With at least six million pistol brace-equipped pistols in private hands, there have been two (2) known criminal acts committed with such a firearm over the last eight or more years. If you’re aware of more please link it in the comments. TTAG has, to the best of my knowledge, seen two incidents. Out of, again, at minimum six million braced pistols in peoples’ hands in the U.S.

We have even better, more, official .gov data that show SBRs are not likely to be used for criminal purposes. State and federal crime data for decades has show that rifles of all types are used in approximately three percent of murders and that about 1.3% of armed criminals are armed with any sort of rifle.

Short barreled rifles, being a tiny little fraction of the larger rifles category (yet legally owned by well over 400,000 Americans and only a hacksaw away from creation and use by any criminal), are patently not likely to be used for criminal purposes and the data very clearly bear this out.

For those who like to point to other countries as enlightened examples of what the U.S. should do or consider, allow me to note that we are the only country I know of in the world — despite the vast majority of other “Western” countries having stricter gun control laws — to regulate rifles based on barrel length. The 1934 NFA law that created these restrictions is antiquated, irrelevant, and proven to be unnecessary.

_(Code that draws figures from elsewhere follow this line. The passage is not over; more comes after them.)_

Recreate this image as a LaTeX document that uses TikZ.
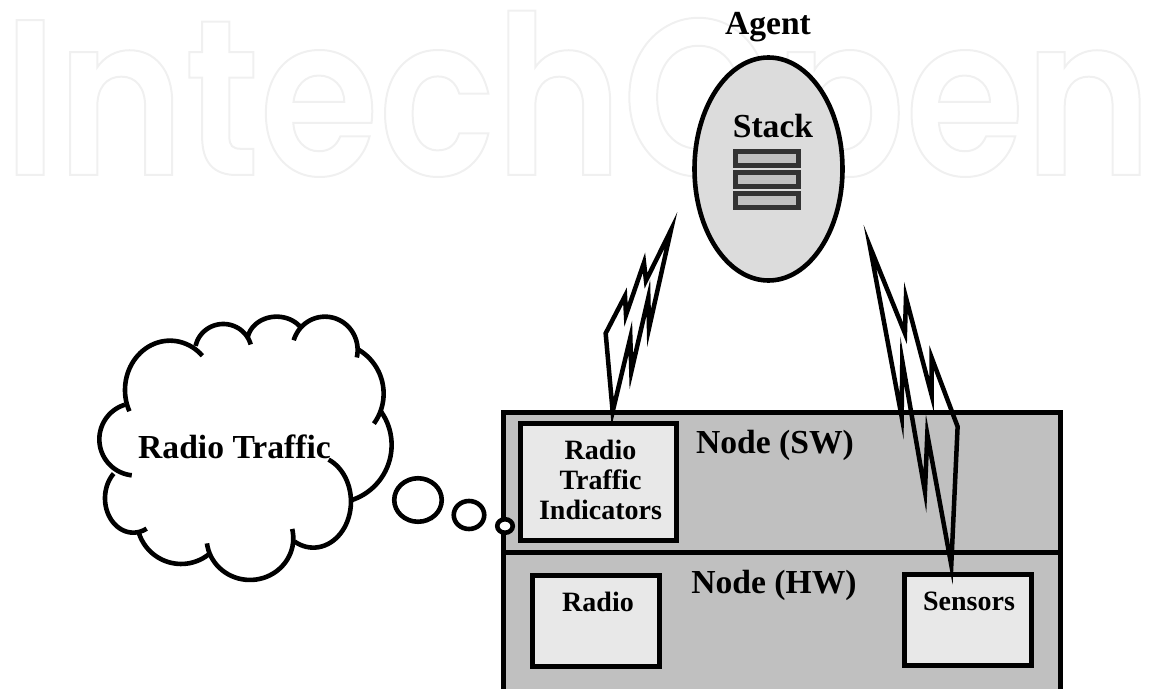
\documentclass[tikz,border=0pt]{standalone}
\usepackage{fontspec}
\setmainfont{Liberation Serif}
\newfontfamily\wmfont{Poppins}[BoldFont={Poppins SemiBold},FakeStretch=0.87]
\usetikzlibrary{shapes.geometric}
\definecolor{boxgray}{HTML}{C0C0C0}
\definecolor{lightbox}{HTML}{E8E8E8}
\definecolor{agentfill}{HTML}{DCDCDC}
\definecolor{stackline}{HTML}{333333}
\tikzset{
  big/.style={font=\fontsize{33.6bp}{33.6bp}\selectfont\bfseries,anchor=base,inner sep=0pt,text=black},
  small/.style={font=\fontsize{28bp}{28bp}\selectfont\bfseries,anchor=base,inner sep=0pt,text=black},
  panel/.style={fill=boxgray,draw=black,line width=5bp,miter limit=10},
  inbox/.style={rectangle,fill=lightbox,draw=black,line width=5bp,inner sep=0pt},
  stackbar/.style={rectangle,fill=boxgray,draw=stackline,line width=5bp,minimum width=63bp,minimum height=14.5bp,inner sep=0pt},
  bolt/.style={draw=black,line width=4.5bp,miter limit=40,line join=miter},
  puff/.style={draw=black,line width=4.6bp,line cap=butt},
  bubble/.style={ellipse,draw=black,line width=4.6bp,fill=white,inner sep=0pt},
}
% one lobe of the cloud: centre, radii, start and end angle, y pointing down
\newcommand{\puffarc}[6]{\draw[puff] plot[domain=#5:#6,samples=40,smooth] ({#1+#3*cos(\x)},{#2+#4*sin(\x)});}
\begin{document}
\begin{tikzpicture}[x=1bp,y=-1bp]
\useasboundingbox (0,0) rectangle (1151,689);
\clip (0,0) rectangle (1151,689);
% watermark
\node[anchor=base west,inner sep=0pt] (wm) at (3,175)
 {\fontsize{222bp}{222bp}\wmfont\bfseries\special{pdf:code q 1 Tr 2 w 0.94 G}IntechOpen\special{pdf:code 0 Tr 1 w 0 G Q}};
% node panels
\draw[panel] (503.7,412.3) rectangle (1060.7,552.5);
\draw[panel] (503.7,552.5) rectangle (1060.7,700);
\node[inbox,minimum width=156bp,minimum height=116.7bp] (rti) at (598.7,481.7) {};
\node[inbox,minimum width=127bp,minimum height=91bp] (radio) at (595.8,621.2) {};
\node[inbox,minimum width=127bp,minimum height=90.7bp] (sensors) at (967.5,619.7) {};
% agent
\node[ellipse,fill=agentfill,draw=black,line width=4.6bp,minimum width=148bp,minimum height=223bp,inner sep=0pt] (agent) at (768.5,169) {};
\node[stackbar] (s1) at (767,158.7) {};
\node[stackbar] (s2) at (767,179.6) {};
\node[stackbar] (s3) at (767,200.3) {};
% text
\node[big] (tagent) at (768,35) {Agent};
\node[big] (tstack) at (773,138) {Stack};
\node[big] (tcloud) at (234.5,458) {Radio Traffic};
\node[big] (tsw) at (775,453) {Node (SW)};
\node[big] (thw) at (774,593) {Node (HW)};
\node[small] (t1) at (600.5,459) {Radio};
\node[small] (t2) at (600.5,489) {Traffic};
\node[small] (t3) at (600.5,519) {Indicators};
\node[small] (t4) at (598,611.5) {Radio};
\node[small] (t5) at (969,610) {Sensors};
% bolts
\begin{scope}[shift={(590,200)},x=0.3333bp,y=-0.3333bp]
\draw[bolt] (243,90) -- (168,242) -- (162,188) -- (108,345) -- (105,288) -- (47,400) -- (68,635) -- (121,413) -- (124,515) -- (175,293) -- (177,385) -- cycle;
\draw[bolt] (840,140) -- (945,400) -- (948,293) -- (1025,585) -- (1025,473) -- (1103,680) -- (1084,1095) -- (1012,703) -- (1005,875) -- (937,483) -- (935,650) -- cycle;
\end{scope}
% cloud
\begin{scope}[shift={(80,290)},x=0.3333bp,y=-0.3333bp]
\puffarc{270}{300}{135}{148}{154.5}{316}
\puffarc{430}{185}{85}{83}{192}{345}
\puffarc{590}{155}{88}{75}{188}{326}
\puffarc{735}{180}{98}{100}{197}{373}
\puffarc{758}{311}{153}{153}{300}{396}
\puffarc{761}{465}{174}{174}{323}{432}
\puffarc{700}{635}{113}{138}{294}{480}
\puffarc{510}{745}{130}{125}{-13}{173}
\puffarc{303.5}{689}{133}{133}{50}{164}
\puffarc{160}{625}{85}{103}{62}{226}
\puffarc{166.6}{448}{108.6}{108.6}{96}{253}
\end{scope}
% thought bubbles
\node[bubble,minimum width=47.5bp,minimum height=43.5bp] (b1) at (418,500) {};
\node[bubble,minimum width=30.5bp,minimum height=28bp] (b2) at (469,515) {};
\node[bubble,minimum width=15.5bp,minimum height=13.5bp] (b3) at (505,526) {};
\end{tikzpicture}
\end{document}
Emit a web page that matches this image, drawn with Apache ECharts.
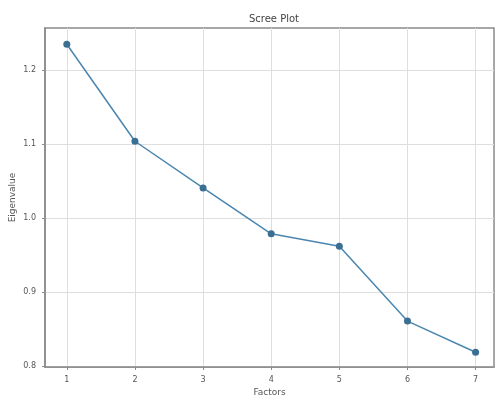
<!DOCTYPE html>
<html>
<head>
<meta charset="utf-8">
<script src="https://cdn.jsdelivr.net/npm/echarts@6/dist/echarts.min.js"></script>
<style>
  html, body { margin: 0; padding: 0; background: #fff; }
  #chart { width: 496px; height: 396px; }
</style>
</head>
<body>
<div id="chart"></div>
<script>
// scree plot data
const factors = [1, 2, 3, 4, 5, 6, 7];
const eigenvalues = [1.235, 1.104, 1.041, 0.979, 0.962, 0.861, 0.819];
const xTicks = [1, 2, 3, 4, 5, 6, 7];
const yTicks = [0.8, 0.9, 1.0, 1.1, 1.2];

const chart = echarts.init(document.getElementById('chart'));
const axisColor = '#8a8a8a';
const gridColor = '#dedede';
const textColor = '#555';
const font = 'DejaVu Sans';

chart.setOption({
  animation: false,
  title: {
    text: 'Scree Plot',
    left: 269, top: 9, textAlign: 'center',
    textStyle: { fontFamily: font, fontSize: 10, fontWeight: 'normal', color: '#444' },
  },
  grid: {
    left: 45, right: 2, top: 28, bottom: 29,
    outerBoundsMode: 'none',
    show: true, borderColor: axisColor, borderWidth: 1.5,
  },
  xAxis: {
    type: 'value',
    min: 0.68, max: 7.27,
    name: 'Factors', nameLocation: 'middle', nameGap: 21, nameMoveOverlap: false,
    nameTextStyle: { fontFamily: font, fontSize: 9, color: textColor },
    axisLine: { show: true, lineStyle: { color: axisColor, width: 1.5 } },
    axisTick: { show: true, customValues: xTicks, length: 3, lineStyle: { color: axisColor } },
    axisLabel: { customValues: xTicks, fontFamily: font, fontSize: 8, color: textColor, margin: 9 },
    splitLine: { show: true, lineStyle: { color: gridColor } },
  },
  yAxis: {
    type: 'value',
    min: 0.799, max: 1.257,
    name: 'Eigenvalue', nameLocation: 'middle', nameGap: 28, nameRotate: 90, nameMoveOverlap: false,
    nameTextStyle: { fontFamily: font, fontSize: 9, color: textColor },
    axisLine: { show: true, lineStyle: { color: axisColor, width: 1.5 } },
    axisTick: { show: true, customValues: yTicks, length: 3, lineStyle: { color: axisColor } },
    axisLabel: {
      customValues: yTicks, fontFamily: font, fontSize: 8, color: textColor, margin: 9,
      formatter: (v) => v.toFixed(1),
    },
    splitLine: { show: true, lineStyle: { color: gridColor } },
  },
  series: [{
    type: 'line',
    data: factors.map((f, i) => [f, eigenvalues[i]]),
    symbol: 'circle',
    symbolSize: 7,
    itemStyle: { color: '#3a6f93' },
    lineStyle: { color: '#4a86b0', width: 1.5 },
  }],
});
</script>
</body>
</html>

Instead of further restricting braced pistols or adding braced pistols to the NFA, we should remove SBRs from it. It’s possible, too. In December of 2019, H.R. 5289, which would have done just that, was introduced in the House. That bill was referred to multiple committees, and received 25 co-sponsors.

Let’s keep pushing. This is the permanent solution to ATF’s continued rogue actions to undermine the firearm industry, gun ownership, and the Second Amendment writ large.

Even if a remove-SBRs-from-the-NFA bill isn’t viable until after the 2022 elections, now is the time to hone our arguments, draft our bill, and drum up support. If 2022 goes our way, we need to have this bill already chambered and ready to fire.